Overall, the framework underscored the value of integrating regression, clustering, and ensemble-based classification for the management of regional food systems. It provided policymakers with a decision-support capability to anticipate price fluctuations, prioritize interventions, and design targeted food security strategies. However, the study remained limited by its dataset, which covered only Aceh Province and therefore restricted the generalizability of the findings to broader contexts. Although the framework was developed and validated using food system data from Aceh Province, its modular structure enabled adaptation to other datasets and geographical regions. The ridge regression component could be retrained with local commodity price data to forecast market dynamics in new locations. The SAW-K-means clustering procedure could be recalibrated by redefining vulnerability indicators based on regional priorities. In the classification stage, both SVM and RF models could be applied to different commodity types or supply chain environments by relabeling classes and re-optimizing hyperparameters through cross-validation.
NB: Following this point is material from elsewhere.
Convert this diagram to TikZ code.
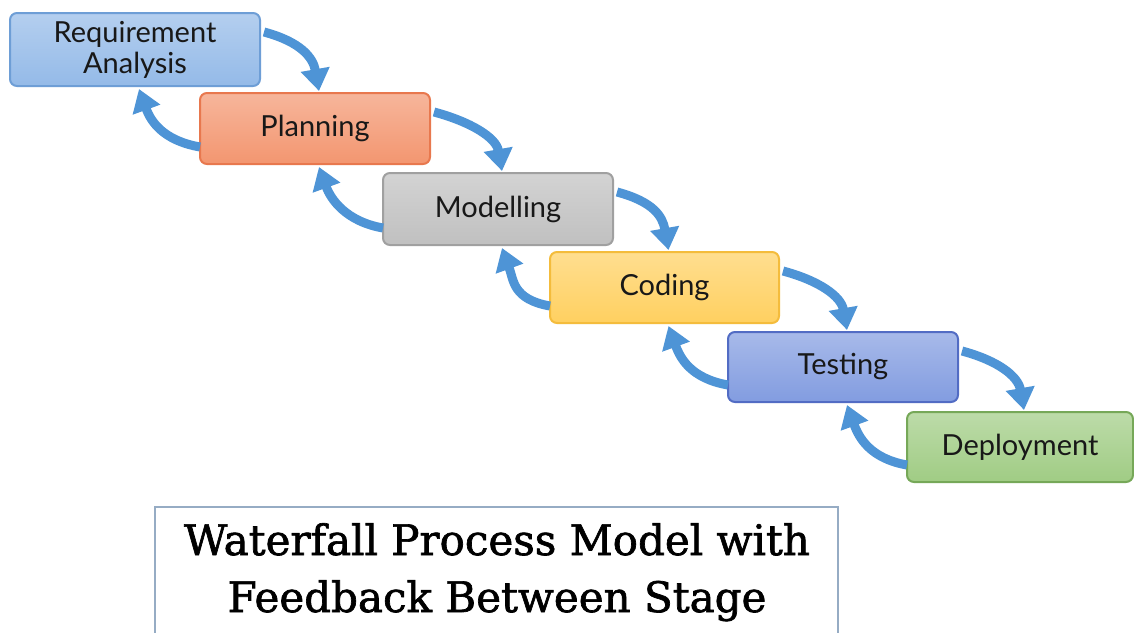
\documentclass[tikz,border=0pt]{standalone}
\usepackage{fontspec}
\setmainfont{Lato}
\newfontfamily\titlefont[FakeBold=1.6]{DejaVu Serif}
\usetikzlibrary{arrows.meta}

\definecolor{flowblue}{RGB}{78,148,214}
\definecolor{reqfill}{RGB}{148,186,232}
\definecolor{reqline}{RGB}{110,158,214}
\definecolor{planfill}{RGB}{243,150,112}
\definecolor{planline}{RGB}{232,120,78}
\definecolor{modfill}{RGB}{192,192,192}
\definecolor{modline}{RGB}{160,160,160}
\definecolor{codfill}{RGB}{255,208,96}
\definecolor{codline}{RGB}{244,188,60}
\definecolor{tstfill}{RGB}{130,156,224}
\definecolor{tstline}{RGB}{82,108,196}
\definecolor{depfill}{RGB}{160,204,132}
\definecolor{depline}{RGB}{118,168,88}
\definecolor{titleline}{RGB}{150,172,196}
\definecolor{inktext}{RGB}{24,24,24}

\tikzset{
  x=1pt, y=1pt,
  stage/.style 2 args={draw=#2, fill=#1, line width=2pt, rounded corners=7pt,
    top color=#1!70!white, bottom color=#1, minimum width=230pt,
    minimum height=71pt, align=center, text=inktext,
    font=\fontsize{29}{31}\selectfont, inner sep=0pt},
  flow/.style={draw=flowblue, line width=9pt,
    -{Triangle[width=28pt,length=22pt]}},
  ahead/.style={flow, to path={.. controls +(-15:38) and +(100:34) .. (\tikztotarget)}},
  aback/.style={flow, to path={.. controls +(170:38) and +(-70:34) .. (\tikztotarget)}}
}

\begin{document}
\begin{tikzpicture}
\useasboundingbox (0,0) rectangle (1134,-632);
\fill[white] (0,0) rectangle (1134,-632);

% the six stages, stepping down to the right
\node[stage={reqfill}{reqline}, minimum width=250pt, minimum height=73pt]
  (req) at (135,-49.5) {Requirement\\Analysis};
\node[stage={planfill}{planline}] (plan) at (315,-128.5) {Planning};
\node[stage={modfill}{modline}, minimum height=72pt] (mod) at (498,-209) {Modelling};
\node[stage={codfill}{codline}, minimum width=229pt] (cod) at (664.5,-287.5) {Coding};
\node[stage={tstfill}{tstline}, minimum height=70pt] (tst) at (843,-367) {Testing};
\node[stage={depfill}{depline}, minimum width=226pt, minimum height=70pt]
  (dep) at (1020,-447) {Deployment};

% forward flow: from the right side of a stage down onto the next one
\foreach \a/\b in {req/plan, plan/mod, mod/cod, cod/tst, tst/dep}{
  \draw[ahead] ([xshift=3pt,yshift=-20pt]\a.north east) to ([xshift=4pt,yshift=1pt]\b.north);
}
% feedback: from the left side of a stage back up to the previous one
\foreach \a/\b in {req/plan, plan/mod, mod/cod, cod/tst, tst/dep}{
  \draw[aback] ([xshift=1pt,yshift=18pt]\b.south west) to ([xshift=4pt,yshift=-2pt]\a.south);
}

% caption panel, open at the lower edge
\coordinate (tl) at (155,-507);
\coordinate (tr) at (838,-507);
\draw[titleline, line width=1.5pt] (155,-634) -- (tl) -- (tr) -- (838,-634);
\node[font=\titlefont\fontsize{42}{57}\selectfont, text=black, align=center,
  anchor=base] (title) at (497,-612) {Waterfall Process Model with\\Feedback Between Stage};
\end{tikzpicture}
\end{document}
The proposed framework was thus transferable and adaptive, allowing implementation across provinces, countries, or datasets with similar structural characteristics. Future studies should extend the framework to multiregional datasets, explore hybrid ensemble classifiers, and incorporate more advanced temporal forecasting techniques to improve scalability and policy relevance.